Giornalista pubblicista, è appassionata di sostenibilità e cultura. Dopo la laurea in scienze della comunicazione ha collaborato con grandi gruppi editoriali e agenzie di comunicazione specializzandosi nella scrittura di articoli sul mondo scolastico.

Cos’è l’amore per gli studenti? I giovani come vivono il rapporto di coppia? Un sondaggio ha svelato che spesso questo nobile sentimento si trasforma nelle generazioni più giovani in un vero e proprio malessere. Talvolta diventa ossessione, voglia di controllo, possessione, aspetti che danno un quadro allarmante di come gli studenti vivono le relazioni amorose. Lo studio choc condotto in Italia ha svelato che bisogna lavorare molto sull’educazione sentimentale.

L’amore per gli studenti: lo studio

Il Centro Interdisciplinare di Ricerche e Studi delle Donne e di Genere (Cirsde) dell’Università di Torino ha condotto uno studio all’interno di un progetto volto a valorizzare l’educazione sentimentale e l’educazione alle relazioni. Spesso se ne parla nel dibattito pubblico, soprattutto per portare anche tra i banchi di scuola tematiche importanti e spesso troppo sottovalutate come queste.

Il sondaggio è stato condotto coinvolgendo 459 studenti, con un’età media di 15,7 anni. Il 43% maschi, il 57% femmine, l’88% nato in Italia. Il Cirsde ha previsto, inoltre, anche dei momenti di confronto tra ragazzi e formatori, da cui sono nati brevi video per riflettere sui temi delle relazioni, del consenso e della parità. Alla fine del progetto le stesse domande saranno nuovamente proposte a studenti e studentesse, per comprendere se la percezione è cambiata oppure no.

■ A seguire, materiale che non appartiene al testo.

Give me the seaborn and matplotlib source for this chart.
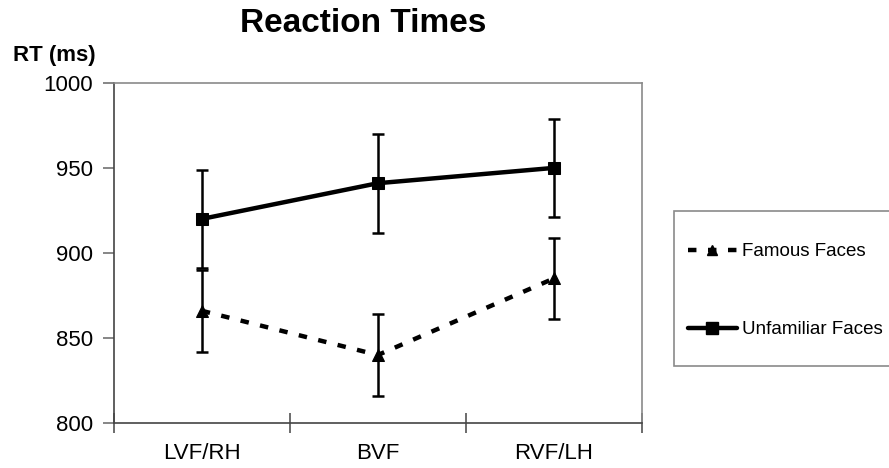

Quando l’amore diventa possessione tra i giovani

L’amore tra i banchi delle scuole superiori di Torino spesso diventa possesso. Il Corriere della Sera ha riportato le parole di Norma De Piccoli, referente del programma e professoressa di psicologia sociale a Unito, che si è occupata dello studio. “La gelosia e il possesso sono considerate da molti ancora come forme di amore. Emergono dei dati abbastanza preoccupanti e per questo è necessario sensibilizzare le giovani generazioni, fare educazione all’affettività. Proprio perché tra i 15 e i 16 anni stanno facendo le loro prime sperimentazioni”.

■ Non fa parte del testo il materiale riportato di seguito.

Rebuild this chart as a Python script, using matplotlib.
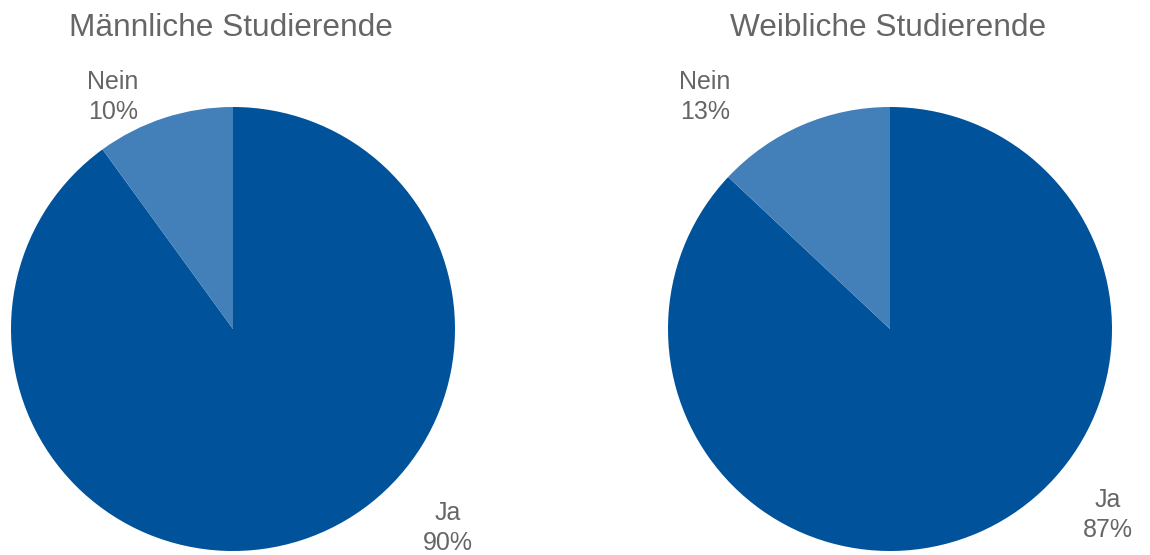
import matplotlib.pyplot as plt

plt.rcParams['font.family'] = ['Liberation Sans', 'DejaVu Sans']

categories = ["Ja", "Nein"]
titles = ["Männliche Studierende", "Weibliche Studierende"]
male = [90, 10]
female = [87, 13]

# label centres in pie units (radius 1)
label_pos = [
    {"Ja": (0.968, -0.896), "Nein": (-0.54, 1.045)},
    {"Ja": (0.98, -0.838), "Nein": (-0.833, 1.045)},
]

colors = ["#00529B", "#4380B9"]
text_color = "#666666"


def main():
    fig = plt.figure(figsize=(11.5, 5.55), dpi=100)
    axes = [
        fig.add_axes([11 / 1150, 4 / 555, 444 / 1150, 444 / 555]),
        fig.add_axes([668 / 1150, 4 / 555, 444 / 1150, 444 / 555]),
    ]

    for ax, values, title, pos in zip(axes, (male, female), titles, label_pos):
        ax.pie(values, colors=colors, startangle=90, counterclock=False,
               radius=1, wedgeprops=dict(linewidth=0))
        ax.set_xlim(-1, 1)
        ax.set_ylim(-1, 1)
        ax.set_aspect("equal")
        ax.axis("off")
        for cat, v in zip(categories, values):
            x, y = pos[cat]
            ax.text(x, y, "{}\n{}%".format(cat, v), ha="center", va="center",
                    fontsize=18, color=text_color, linespacing=1.35)
        ax.text(-0.01, 1.355, title, ha="center", va="center",
                fontsize=22.8, color=text_color)

    fig.savefig("out.png", dpi=100)


if __name__ == "__main__":
    main()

Il 30% degli intervistati non si opporrebbe alla richiesta del partner di un controllo continuo su quello che fa, mentre per il 15% si è detto neutrale di fronte alla questione. Il 55%, invece, ha affermato di non voler assolutamente sottostare a nessuna forma di controllo da parte del compagno o della compagna.

Alla domanda “Non vorrei che il mio partner mi chiedesse cosa sto facendo ogni minuto della giornata” circa uno studente su due si è detto in disaccordo con questa affermazione, quindi non avrebbe problemi a una forma di controllo considerata ossessiva.

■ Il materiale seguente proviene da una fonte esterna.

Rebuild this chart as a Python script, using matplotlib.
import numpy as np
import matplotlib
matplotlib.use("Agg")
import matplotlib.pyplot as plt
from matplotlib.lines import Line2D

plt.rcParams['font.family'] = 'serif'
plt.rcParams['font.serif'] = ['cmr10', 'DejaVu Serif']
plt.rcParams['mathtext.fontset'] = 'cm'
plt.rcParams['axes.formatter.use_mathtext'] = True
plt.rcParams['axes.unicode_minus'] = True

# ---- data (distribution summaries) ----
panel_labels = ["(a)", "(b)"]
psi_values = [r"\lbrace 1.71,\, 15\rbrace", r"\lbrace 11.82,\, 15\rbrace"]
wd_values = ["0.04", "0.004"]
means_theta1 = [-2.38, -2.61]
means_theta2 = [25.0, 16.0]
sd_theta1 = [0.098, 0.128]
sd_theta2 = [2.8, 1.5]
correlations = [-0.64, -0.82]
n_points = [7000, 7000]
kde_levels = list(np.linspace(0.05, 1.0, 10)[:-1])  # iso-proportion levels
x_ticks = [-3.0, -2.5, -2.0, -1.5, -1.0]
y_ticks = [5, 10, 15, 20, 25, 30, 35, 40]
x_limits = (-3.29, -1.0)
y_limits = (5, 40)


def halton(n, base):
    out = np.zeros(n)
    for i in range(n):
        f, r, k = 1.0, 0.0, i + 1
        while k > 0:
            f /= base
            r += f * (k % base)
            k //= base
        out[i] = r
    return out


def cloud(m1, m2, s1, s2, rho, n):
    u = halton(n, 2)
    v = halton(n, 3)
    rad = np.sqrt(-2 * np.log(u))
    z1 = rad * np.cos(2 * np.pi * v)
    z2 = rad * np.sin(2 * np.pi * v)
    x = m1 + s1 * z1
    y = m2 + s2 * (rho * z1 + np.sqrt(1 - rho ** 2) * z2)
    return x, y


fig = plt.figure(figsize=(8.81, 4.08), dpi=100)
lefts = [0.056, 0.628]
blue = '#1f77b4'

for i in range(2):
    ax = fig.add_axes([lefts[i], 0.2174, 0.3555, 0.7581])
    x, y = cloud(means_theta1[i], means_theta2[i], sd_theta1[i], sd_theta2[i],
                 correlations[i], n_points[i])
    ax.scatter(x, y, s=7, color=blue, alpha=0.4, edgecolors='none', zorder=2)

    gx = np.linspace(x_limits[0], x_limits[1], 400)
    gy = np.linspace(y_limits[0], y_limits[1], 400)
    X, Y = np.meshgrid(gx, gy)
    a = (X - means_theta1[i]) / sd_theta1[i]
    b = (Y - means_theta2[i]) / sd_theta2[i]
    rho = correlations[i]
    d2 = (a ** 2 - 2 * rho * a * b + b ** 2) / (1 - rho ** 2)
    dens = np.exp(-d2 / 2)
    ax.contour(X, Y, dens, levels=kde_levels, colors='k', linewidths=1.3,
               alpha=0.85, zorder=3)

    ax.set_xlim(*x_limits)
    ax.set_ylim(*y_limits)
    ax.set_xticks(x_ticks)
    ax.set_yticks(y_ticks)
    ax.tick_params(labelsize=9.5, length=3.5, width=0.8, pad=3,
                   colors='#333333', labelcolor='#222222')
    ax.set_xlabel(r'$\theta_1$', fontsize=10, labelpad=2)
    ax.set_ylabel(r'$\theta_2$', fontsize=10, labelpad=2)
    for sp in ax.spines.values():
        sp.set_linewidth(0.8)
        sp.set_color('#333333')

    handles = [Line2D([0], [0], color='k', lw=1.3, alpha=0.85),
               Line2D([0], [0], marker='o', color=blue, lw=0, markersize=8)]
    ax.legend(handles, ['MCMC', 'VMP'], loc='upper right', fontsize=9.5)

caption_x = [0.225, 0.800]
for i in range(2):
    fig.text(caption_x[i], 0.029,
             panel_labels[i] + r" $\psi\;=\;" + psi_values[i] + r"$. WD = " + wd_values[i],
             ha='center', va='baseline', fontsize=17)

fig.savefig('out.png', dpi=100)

Le ragazze sono più sensibili rispetto ai ragazzi

La professoressa Norma De Piccoli ha anche riferito che studenti e studentesse hanno una visione differente. “Le femmine sono molto più sensibili. I maschi, invece, tendono a sottovalutare il fenomeno e le sue conseguenze”. Dalle risposte è emerso, infatti, che quasi la metà degli studenti interpellati (45%) ritiene che la violenza sia ricollegabile a un “mancato controllo dell’impulso sessuale”, una reazione involontaria, quasi istintiva. La percentuale è più bassa tra le donne, fermandosi al 36%.

Nel sondaggio si è parlato anche di cat calling, grazie all’affermazione “Francesca sta camminando per la strada quando due uomini le urlano commenti a sfondo sessuale”: l’83% delle ragazze ritiene che questa situazione sia una molestia, contro il 68% dei ragazzi che la pensa allo stesso modo.

La docente ha sottolineato che “i numeri della componente maschile sono bassi. C’è differenza tra i sessi, riflettiamo su questi fenomeni e notiamo come spesso le ragazze vengano ancora percepite come oggetti. La letteratura ormai ci dice che non ci sono più stereotipi definiti come 30 anni fa ma continua a esserci l’idea, sbagliata, che le donne siano più portate a fare certe cose e gli uomini altre”.